The practical risk is sequencing. A change the health reviewer wants, such as an added hand sink, a relocated floor drain, or a different backflow device, can force a plumbing change that has already been permitted and built. The way to avoid expensive rework is to run both reviews in parallel from the design stage, so the plumbing drawings already reflect what the health code requires before the building department issues a permit. The permit-pulling process itself, including who is allowed to pull a commercial plumbing permit, is covered in our guide on what permits commercial plumbing work requires (245). What actually happens on inspection day is covered in our guide on what happens during a commercial plumbing inspection (246). Your job in the meantime is to keep the two timelines synchronized and to assume the health department has the final say on anything that touches food safety.

A Pre-Opening Plumbing Readiness Checklist

Use this as a category-by-category gut check before you ask anyone to sign off. If you cannot answer “yes, confirmed with the authority” to each line, that is your next call.
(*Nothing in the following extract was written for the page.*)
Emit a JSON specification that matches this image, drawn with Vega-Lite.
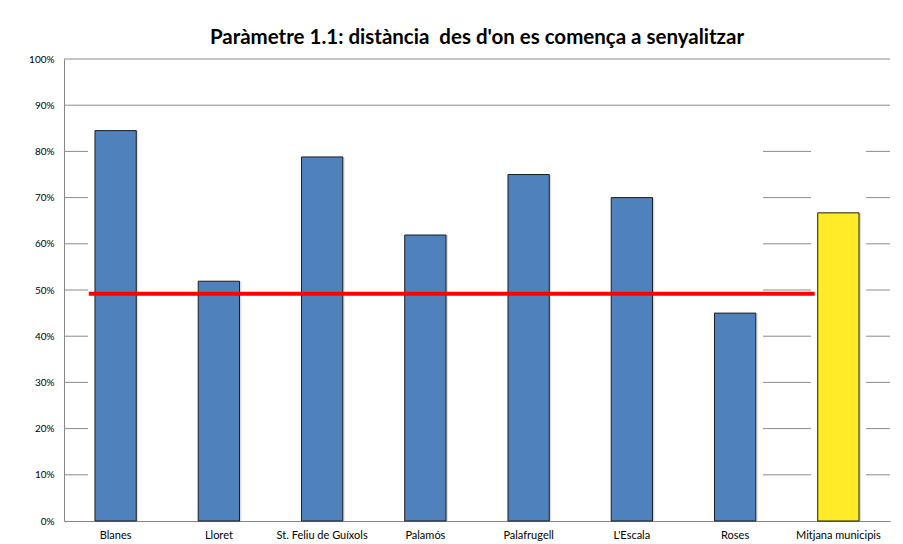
{
  "$schema": "https://vega.github.io/schema/vega-lite/v6.json",
  "width": 826,
  "height": 462,
  "autosize": "none",
  "padding": {"left": 64, "top": 59, "right": 13, "bottom": 23},
  "background": "white",
  "config": {
    "view": {"stroke": null},
    "font": "Lato",
    "axisX": {
      "title": null,
      "labelAngle": 0,
      "ticks": false,
      "tickSize": 0,
      "grid": false,
      "domainColor": "#868686",
      "domainWidth": 1,
      "labelFont": "Lato",
      "labelFontSize": 11,
      "labelColor": "#000000",
      "labelPadding": 8
    },
    "axisY": {
      "title": null,
      "grid": false,
      "ticks": false,
      "tickSize": 0,
      "domainColor": "#868686",
      "domainWidth": 1,
      "labelFont": "Lato",
      "labelFontSize": 10,
      "labelColor": "#000000",
      "labelPadding": 10
    }
  },
  "title": {
    "text": "Paràmetre 1.1: distància\u00a0 des d'on es comença a senyalitzar",
    "font": "Lato",
    "fontSize": 20.5,
    "fontWeight": "bold",
    "color": "#000000",
    "anchor": "middle",
    "offset": 6
  },
  "datasets": {
    "municipis": [
      {"municipi": "Blanes", "percentatge": 0.845},
      {"municipi": "Lloret", "percentatge": 0.519},
      {"municipi": "St. Feliu de Guíxols", "percentatge": 0.788},
      {"municipi": "Palamós", "percentatge": 0.619},
      {"municipi": "Palafrugell", "percentatge": 0.75},
      {"municipi": "L'Escala", "percentatge": 0.70},
      {"municipi": "Roses", "percentatge": 0.45},
      {"municipi": "Mitjana municipis", "percentatge": 0.667}
    ],
    "graella": [
      {"nivell": 1.0, "inici": 0, "final": 8},
      {"nivell": 0.9, "inici": 0, "final": 8},
      {"nivell": 0.8, "inici": 0, "final": 0.232},
      {"nivell": 0.8, "inici": 6.77, "final": 7.235},
      {"nivell": 0.8, "inici": 7.768, "final": 8},
      {"nivell": 0.7, "inici": 0, "final": 0.232},
      {"nivell": 0.7, "inici": 6.77, "final": 7.235},
      {"nivell": 0.7, "inici": 7.768, "final": 8},
      {"nivell": 0.6, "inici": 0, "final": 0.232},
      {"nivell": 0.6, "inici": 6.77, "final": 7.235},
      {"nivell": 0.6, "inici": 7.768, "final": 8},
      {"nivell": 0.5, "inici": 0, "final": 0.232},
      {"nivell": 0.5, "inici": 6.77, "final": 7.235},
      {"nivell": 0.5, "inici": 7.768, "final": 8},
      {"nivell": 0.4, "inici": 0, "final": 0.232},
      {"nivell": 0.4, "inici": 6.77, "final": 7.235},
      {"nivell": 0.4, "inici": 7.768, "final": 8},
      {"nivell": 0.3, "inici": 0, "final": 0.232},
      {"nivell": 0.3, "inici": 6.77, "final": 7.235},
      {"nivell": 0.3, "inici": 7.768, "final": 8},
      {"nivell": 0.2, "inici": 0, "final": 0.232},
      {"nivell": 0.2, "inici": 6.77, "final": 7.235},
      {"nivell": 0.2, "inici": 7.768, "final": 8},
      {"nivell": 0.1, "inici": 0, "final": 0.232},
      {"nivell": 0.1, "inici": 6.77, "final": 7.235},
      {"nivell": 0.1, "inici": 7.768, "final": 8}
    ],
    "referencia": [
      {"valor": 0.492, "inici": 0.24, "final": 7.27}
    ]
  },
  "layer": [
    {
      "data": {"name": "graella"},
      "mark": {"type": "rule", "color": "#8a8a8a", "strokeWidth": 1},
      "encoding": {
        "x": {"field": "inici", "type": "quantitative", "scale": {"domain": [0, 8], "nice": false, "zero": false}, "axis": null},
        "x2": {"field": "final"},
        "y": {"field": "nivell", "type": "quantitative", "scale": {"domain": [0, 1], "nice": false}, "axis": {"values": [0, 0.1, 0.2, 0.3, 0.4, 0.5, 0.6, 0.7, 0.8, 0.9, 1.0], "format": ".0%"}}
      }
    },
    {
      "layer": [
        {
          "mark": {"type": "bar", "color": "#000000", "opacity": 0.12, "xOffset": 2}
        },
        {
          "mark": {"type": "bar", "stroke": "#1c1c1c", "strokeWidth": 1},
          "encoding": {
            "color": {
              "condition": {"test": "datum.municipi === 'Mitjana municipis'", "value": "#FFEB28"},
              "value": "#4F81BD"
            }
          }
        }
      ],
      "data": {"name": "municipis"},
      "encoding": {
        "x": {
          "field": "municipi",
          "type": "nominal",
          "sort": null,
          "scale": {"paddingInner": 0.6, "paddingOuter": 0.3}
        },
        "y": {
          "field": "percentatge",
          "type": "quantitative",
          "scale": {"domain": [0, 1], "nice": false},
          "axis": {"values": [0, 0.1, 0.2, 0.3, 0.4, 0.5, 0.6, 0.7, 0.8, 0.9, 1.0], "format": ".0%"}
        }
      }
    },
    {
      "data": {"name": "referencia"},
      "mark": {"type": "rule", "color": "#FF0000", "strokeWidth": 4},
      "encoding": {
        "x": {"field": "inici", "type": "quantitative", "scale": {"domain": [0, 8], "nice": false, "zero": false}, "axis": null},
        "x2": {"field": "final"},
        "y": {"field": "valor", "type": "quantitative", "scale": {"domain": [0, 1], "nice": false}, "axis": {"values": [0, 0.1, 0.2, 0.3, 0.4, 0.5, 0.6, 0.7, 0.8, 0.9, 1.0], "format": ".0%"}}
      }
    }
  ],
  "resolve": {"scale": {"x": "independent"}}
}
  • Grease pretreatment confirmed with the local sewer or water authority, with interceptor type and placement settled before kitchen layout is locked.
  • Hand-wash sinks placed for convenient use in prep areas, warewashing areas, and near toilet rooms, reserved for hand-washing only.
  • A three-compartment warewashing sink sized to your largest equipment, plus any required prep sinks kept separate from hand-wash and warewashing sinks.
  • A service or mop sink for cleaning water, so dirty water never enters a food sink.
  • Floor and trench drains placed and sloped for your kitchen’s washdown and equipment.
  • Backflow protection on every at-risk connection: dishwasher, ice maker, carbonator, coffee and soda equipment, combination ovens, and hose bibbs.
  • A water heater and supply piping sized for peak simultaneous demand, not average use.
  • A plumbing permit and inspection lined up with the building department.
  • A separate health-department plan review and inspection lined up, run in parallel with the building permit.

Run this list with a licensed commercial plumber and your two authorities, and treat any “not sure” as a question to ask before construction rather than a surprise at final inspection. The food businesses that open on schedule are the ones that treated plumbing as a first-week design problem, not a last-week paperwork problem.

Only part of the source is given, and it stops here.